Talk to everyone regularly during construction. Weekly site meetings keep problems small instead of letting them become disasters. Questions come up constantly. Answer them right away instead of letting your contractor guess. Write everything down.
Building inspectors show up at specific stages. Foundation work gets inspected. Framing gets inspected. Final completion gets inspected. You have to pass each one before moving forward. Violations mean delays and fines that nobody wants.
Common Renovation Mistakes to Avoid
People make the same errors over and over. First one? Underestimating how disruptive construction actually is. You think you can live through a kitchen renovation. Maybe you can, but not comfortably. Dust gets everywhere. Noise starts at 7 AM. Your normal routine disappears for weeks or months.
Another big mistake is choosing contractors based on price alone. Low bids often mean cutting corners or using less experienced workers. Ask for references. Check previous projects. Make sure they've done similar work in New York buildings before.
Don't change your mind mid-project unless absolutely necessary. Every design change costs money and adds time. That recessed lighting you suddenly want? It might require additional structural work if it affects ceiling joists. Stick to your plan unless engineers or inspectors require changes.

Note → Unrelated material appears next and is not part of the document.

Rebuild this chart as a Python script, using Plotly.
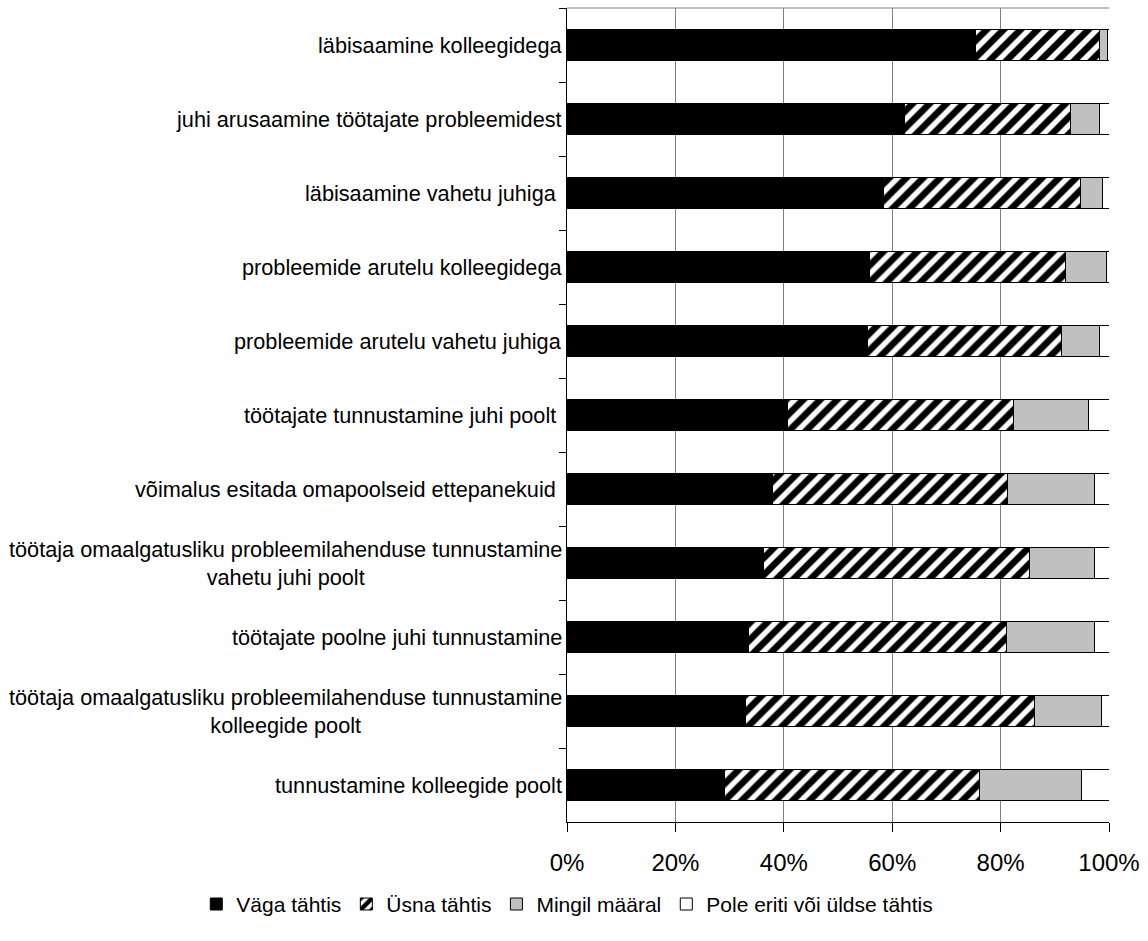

Finally, people forget about building-specific rules. Co-ops and condos have their own regulations beyond city permits. Some buildings restrict work hours. Others require specific insurance coverage from contractors. Check building rules before you start, not after your board sends a violation notice.
Moving Forward With Confidence
Good renovations start with realistic expectations and solid planning. Research properties hard before you buy. Budget for surprises because they will happen. Hire people who actually know New York's requirements, not someone who did one renovation in Jersey City.
Start your engineering assessment early. Don't wait until after you've already imagined your dream kitchen. Get structural analysis done before you finalize design details. That's how you end up with spaces that work well and stay safe for the long haul.